What a Friday I’ve had! Fridays are generally always brilliant but this one was super special. I have spent the day with my lovely cousin S. She’s really my second cousin – our dads are cousins; her grandma and my grandad were siblings. She lives down in Surrey and before this summer I’d only seen her a handful of times in the last two decades – at her wedding, at funerals and a couple of family gatherings. It’s one of those situations where because we’ve only ever met up via Family Events we’ve never thought of meeting up alone. This summer she got on a train and came up to St Albans and we spent the day together. Her dad is ten years older than my dad but he spent most of his childhood, up to his teens, living in St Albans so they share a history of more than just being cousins and consequently the city means something to both of us.

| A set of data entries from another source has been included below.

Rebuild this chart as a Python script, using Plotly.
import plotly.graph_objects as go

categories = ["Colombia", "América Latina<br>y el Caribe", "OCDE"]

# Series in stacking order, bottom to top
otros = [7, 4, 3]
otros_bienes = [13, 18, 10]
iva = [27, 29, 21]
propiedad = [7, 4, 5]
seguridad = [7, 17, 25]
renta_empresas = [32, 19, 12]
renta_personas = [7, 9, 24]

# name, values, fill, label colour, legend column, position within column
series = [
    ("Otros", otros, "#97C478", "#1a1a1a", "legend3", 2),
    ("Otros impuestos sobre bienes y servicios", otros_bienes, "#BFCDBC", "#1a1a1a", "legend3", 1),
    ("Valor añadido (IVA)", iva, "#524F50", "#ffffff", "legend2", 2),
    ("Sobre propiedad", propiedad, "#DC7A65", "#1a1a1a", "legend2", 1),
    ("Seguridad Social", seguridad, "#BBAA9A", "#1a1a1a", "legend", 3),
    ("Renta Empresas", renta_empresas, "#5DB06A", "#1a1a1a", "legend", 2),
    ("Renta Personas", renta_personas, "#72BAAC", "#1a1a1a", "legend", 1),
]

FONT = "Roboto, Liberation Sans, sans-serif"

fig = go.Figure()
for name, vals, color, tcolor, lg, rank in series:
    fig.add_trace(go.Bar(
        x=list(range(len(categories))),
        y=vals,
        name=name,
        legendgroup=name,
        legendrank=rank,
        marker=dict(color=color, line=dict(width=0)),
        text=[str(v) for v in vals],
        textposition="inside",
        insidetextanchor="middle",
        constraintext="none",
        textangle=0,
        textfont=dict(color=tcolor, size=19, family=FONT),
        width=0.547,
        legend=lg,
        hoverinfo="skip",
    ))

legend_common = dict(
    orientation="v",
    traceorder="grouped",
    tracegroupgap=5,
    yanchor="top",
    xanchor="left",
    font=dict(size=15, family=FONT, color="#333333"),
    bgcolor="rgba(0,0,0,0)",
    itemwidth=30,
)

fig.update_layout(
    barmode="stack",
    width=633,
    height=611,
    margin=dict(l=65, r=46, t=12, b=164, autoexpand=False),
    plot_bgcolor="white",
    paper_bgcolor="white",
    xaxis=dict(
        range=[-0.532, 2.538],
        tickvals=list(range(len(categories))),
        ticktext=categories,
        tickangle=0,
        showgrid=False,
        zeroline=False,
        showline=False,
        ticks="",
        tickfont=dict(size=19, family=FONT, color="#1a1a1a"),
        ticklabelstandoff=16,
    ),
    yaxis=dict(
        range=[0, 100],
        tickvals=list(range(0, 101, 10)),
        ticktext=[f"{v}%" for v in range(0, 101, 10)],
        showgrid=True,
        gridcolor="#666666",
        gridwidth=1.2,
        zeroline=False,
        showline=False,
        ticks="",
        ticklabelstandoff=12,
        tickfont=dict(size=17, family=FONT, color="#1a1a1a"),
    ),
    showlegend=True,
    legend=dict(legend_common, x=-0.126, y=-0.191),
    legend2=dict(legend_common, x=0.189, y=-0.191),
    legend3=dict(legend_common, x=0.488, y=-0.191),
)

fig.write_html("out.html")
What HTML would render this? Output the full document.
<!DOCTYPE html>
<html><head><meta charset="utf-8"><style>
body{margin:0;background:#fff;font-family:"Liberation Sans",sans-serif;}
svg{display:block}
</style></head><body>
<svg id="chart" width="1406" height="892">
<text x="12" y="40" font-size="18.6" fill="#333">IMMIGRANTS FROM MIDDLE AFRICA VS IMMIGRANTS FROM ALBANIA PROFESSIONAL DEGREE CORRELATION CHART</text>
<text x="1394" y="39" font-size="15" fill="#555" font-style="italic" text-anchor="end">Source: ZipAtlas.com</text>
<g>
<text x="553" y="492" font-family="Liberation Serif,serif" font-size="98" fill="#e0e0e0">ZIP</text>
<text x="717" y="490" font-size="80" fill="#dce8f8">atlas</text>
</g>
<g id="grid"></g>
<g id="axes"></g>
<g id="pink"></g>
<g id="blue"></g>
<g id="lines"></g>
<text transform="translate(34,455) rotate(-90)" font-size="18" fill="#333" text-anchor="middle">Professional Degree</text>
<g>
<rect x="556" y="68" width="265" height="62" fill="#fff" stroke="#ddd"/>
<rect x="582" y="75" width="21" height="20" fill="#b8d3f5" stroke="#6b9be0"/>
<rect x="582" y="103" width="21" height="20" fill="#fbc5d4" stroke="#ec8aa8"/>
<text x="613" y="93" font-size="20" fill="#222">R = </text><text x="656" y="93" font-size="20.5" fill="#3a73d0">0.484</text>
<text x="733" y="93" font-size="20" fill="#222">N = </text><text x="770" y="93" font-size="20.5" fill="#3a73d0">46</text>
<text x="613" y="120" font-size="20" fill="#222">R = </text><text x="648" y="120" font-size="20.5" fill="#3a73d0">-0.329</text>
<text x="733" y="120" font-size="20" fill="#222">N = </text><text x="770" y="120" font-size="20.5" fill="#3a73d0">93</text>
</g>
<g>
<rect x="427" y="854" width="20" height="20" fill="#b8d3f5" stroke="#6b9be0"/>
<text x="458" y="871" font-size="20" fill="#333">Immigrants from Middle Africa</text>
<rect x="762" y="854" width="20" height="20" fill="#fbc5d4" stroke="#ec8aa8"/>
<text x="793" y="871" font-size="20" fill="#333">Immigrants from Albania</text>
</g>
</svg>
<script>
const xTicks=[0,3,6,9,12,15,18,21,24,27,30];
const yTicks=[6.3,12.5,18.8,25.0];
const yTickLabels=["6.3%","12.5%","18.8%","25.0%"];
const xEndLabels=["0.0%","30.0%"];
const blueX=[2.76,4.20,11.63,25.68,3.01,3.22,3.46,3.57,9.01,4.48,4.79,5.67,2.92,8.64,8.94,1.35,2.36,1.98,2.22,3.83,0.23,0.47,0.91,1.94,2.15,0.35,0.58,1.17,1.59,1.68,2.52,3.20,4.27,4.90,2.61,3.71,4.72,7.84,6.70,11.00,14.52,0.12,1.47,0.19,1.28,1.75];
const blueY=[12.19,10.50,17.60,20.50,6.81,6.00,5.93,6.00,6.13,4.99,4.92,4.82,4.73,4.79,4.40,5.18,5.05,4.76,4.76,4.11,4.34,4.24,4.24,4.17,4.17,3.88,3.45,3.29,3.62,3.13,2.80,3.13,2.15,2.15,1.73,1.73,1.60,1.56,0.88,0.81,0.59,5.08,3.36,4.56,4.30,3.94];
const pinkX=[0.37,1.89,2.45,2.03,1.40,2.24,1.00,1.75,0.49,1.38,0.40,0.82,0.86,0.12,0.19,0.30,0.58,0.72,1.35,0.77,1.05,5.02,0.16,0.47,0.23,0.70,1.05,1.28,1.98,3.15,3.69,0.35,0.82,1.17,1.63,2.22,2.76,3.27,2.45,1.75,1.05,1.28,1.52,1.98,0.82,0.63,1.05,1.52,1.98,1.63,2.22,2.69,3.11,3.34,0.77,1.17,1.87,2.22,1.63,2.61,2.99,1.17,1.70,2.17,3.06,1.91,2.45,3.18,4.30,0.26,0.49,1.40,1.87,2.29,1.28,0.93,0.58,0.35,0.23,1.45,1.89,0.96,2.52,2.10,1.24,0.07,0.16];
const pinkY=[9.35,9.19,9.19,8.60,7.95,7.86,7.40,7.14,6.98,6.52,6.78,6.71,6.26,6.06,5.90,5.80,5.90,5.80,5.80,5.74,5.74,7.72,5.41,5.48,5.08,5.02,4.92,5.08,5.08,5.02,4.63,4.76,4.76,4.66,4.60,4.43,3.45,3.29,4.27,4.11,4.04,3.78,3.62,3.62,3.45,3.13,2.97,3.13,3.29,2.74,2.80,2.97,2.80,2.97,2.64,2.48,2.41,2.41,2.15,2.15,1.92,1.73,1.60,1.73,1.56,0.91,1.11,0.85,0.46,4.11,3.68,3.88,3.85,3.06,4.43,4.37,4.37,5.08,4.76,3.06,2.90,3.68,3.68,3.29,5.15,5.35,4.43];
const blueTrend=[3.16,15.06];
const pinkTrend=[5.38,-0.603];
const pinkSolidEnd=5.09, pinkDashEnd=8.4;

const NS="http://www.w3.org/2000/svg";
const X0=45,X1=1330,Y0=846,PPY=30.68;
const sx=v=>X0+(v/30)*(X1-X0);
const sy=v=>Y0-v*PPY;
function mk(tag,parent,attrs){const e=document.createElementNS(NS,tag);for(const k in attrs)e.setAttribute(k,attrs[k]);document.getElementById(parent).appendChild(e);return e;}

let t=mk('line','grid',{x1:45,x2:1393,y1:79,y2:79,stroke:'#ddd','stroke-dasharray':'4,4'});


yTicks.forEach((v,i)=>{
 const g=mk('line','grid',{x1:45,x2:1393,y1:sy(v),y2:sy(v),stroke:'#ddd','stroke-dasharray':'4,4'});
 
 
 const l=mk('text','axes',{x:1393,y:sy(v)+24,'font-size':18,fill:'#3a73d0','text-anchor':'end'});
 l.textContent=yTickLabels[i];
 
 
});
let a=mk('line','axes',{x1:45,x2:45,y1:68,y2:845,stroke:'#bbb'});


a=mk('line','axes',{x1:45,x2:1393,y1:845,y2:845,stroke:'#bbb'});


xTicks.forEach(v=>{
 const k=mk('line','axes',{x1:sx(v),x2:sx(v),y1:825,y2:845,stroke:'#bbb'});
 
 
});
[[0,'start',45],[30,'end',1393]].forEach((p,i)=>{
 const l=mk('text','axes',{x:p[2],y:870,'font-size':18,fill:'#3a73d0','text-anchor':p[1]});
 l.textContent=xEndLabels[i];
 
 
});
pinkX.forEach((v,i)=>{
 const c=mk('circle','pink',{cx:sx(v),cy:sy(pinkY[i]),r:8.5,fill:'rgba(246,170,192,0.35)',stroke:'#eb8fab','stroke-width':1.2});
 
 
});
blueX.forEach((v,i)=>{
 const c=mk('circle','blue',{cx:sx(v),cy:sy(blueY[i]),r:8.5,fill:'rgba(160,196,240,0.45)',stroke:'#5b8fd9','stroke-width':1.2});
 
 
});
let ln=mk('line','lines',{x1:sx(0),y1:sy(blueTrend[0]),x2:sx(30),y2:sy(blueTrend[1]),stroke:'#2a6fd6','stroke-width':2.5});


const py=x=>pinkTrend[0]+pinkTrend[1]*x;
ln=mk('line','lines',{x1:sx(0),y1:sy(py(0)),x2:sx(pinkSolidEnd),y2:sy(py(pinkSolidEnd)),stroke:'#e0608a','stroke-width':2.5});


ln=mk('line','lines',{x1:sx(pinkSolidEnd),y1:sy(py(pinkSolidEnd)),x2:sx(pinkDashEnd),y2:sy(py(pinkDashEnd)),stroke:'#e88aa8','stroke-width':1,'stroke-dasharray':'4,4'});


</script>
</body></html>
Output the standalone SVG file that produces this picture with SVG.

The visit in the summer was more about us catching up and getting to know each other a bit better – we are related and we send each other Christmas cards and think the world of each other but we needed to spend some time reconnecting. And it was lovely and I felt like we’d seen each other only a week before. She’s funny and kind and caring and lovely. We’ve got lots in common and we laughed a lot – a family trait – her grandad was always laughing and made everyone around him laugh too. He used to tease my dad, even when my dad was well into middle age, that the milkman was his real father!
Today she came up again (I’d offered to head down her way but she insisted that St Albans is far nicer than anywhere near her, so could she please come up again?) and we’ve had a magical family history mystery tour.
We’d both grilled our dads for the lowdown on places of significance and I came up with a plan. I picked her up from the station just before 11am and we headed off. Our first stop (well, drive-by as there was nowhere to stop) was the building that used to be the school where her grandma went as a young girl, in Catherine Street, now the Jubilee Centre. My grandma used to go there in later years for company – a sort of day centre for elderly people. Then we drove on to the school that her dad and my aunt attended, now Garden Fields school but formerly Townsend.
Next stop, and we did stop, was the house in Marshalswick that her Dad lived in as a boy before the family moved to Surrey when he was a teenager. My dad just about remembers them living there but he was only 5 when they moved away so it’s only a very vague memory.
From there we drove to my dads childhood home in Marshall Avenue where he was born. S’s Dad and grandparents lived there with my grandparents and Auntie for a while during WW2 and my dad was born during this time. Her dad remembers the midwife coming to help deliver my dad and thinking that he must be in the big black bag that the midwife had with her! She chucked the bag down on the floor and he was worried that the baby would be hurt. My dad was a tiddler, weighing just over two pounds, which in those days (with no incubators or special care baby units) would have been a big cause for concern, could easily have fit in the bag so he could be forgiven for his mistake!
We got parked up at the Verulamium museum car park and headed off for a coffee at the Inn on the Park. The place was packed with mums and toddlers so not a great choice for a chat but the coffee was hot and we didn’t plan to be there long – we had more places to visit!
Now on foot we headed round St Michael’s to Portland Street where our grandparents lived as children. I’ve never been up there (as far as I know) and S definitely hadn’t so we were quite excited to see the house- until we realised we weren’t quite sure which number it was! A quick call to my mum confirmed we were outside the right house. The houses can’t have changed much since the early 1900’s and our house (as I now think of it!) still had an old boot scraper outside and we gave the handrail a little stroke in the hope it was the original (you never know). We were both amazed at how such a big family had managed to all fit in such a small – two up two down – house. And we complain about not having enough room. Lightweights.
By this time the pub was calling us so we stopped for lunch. As the Verulam Arms (where S’s grandad liked to drink) is now a Forager food pub we opted for a more traditional lunch in The Six Bells, as recommended by my parents. And very nice it was too.
Properly refuelled and after much more chat and laughter we set off again on foot to the Gorhambury Estate where S’s grandad worked as an apprentice gardener when he first come up to St Albans in his late teens. It was during this time that he met my great aunt, S’s grandma, and the rest, as they say, is history.
S and I both feel so strongly that our family history mustn’t be forgotten. Her dad didn’t have siblings and she is an only child. I am lucky to have my brother and our cousin P, and we need to all make sure we keep the family bond going strong. We’ve got shared history passed down from our grandparents, parents, aunts and uncles and we’ll make our own history going forward. A truly special day, with many more to come.
Our grandparents’ home in Portland Street.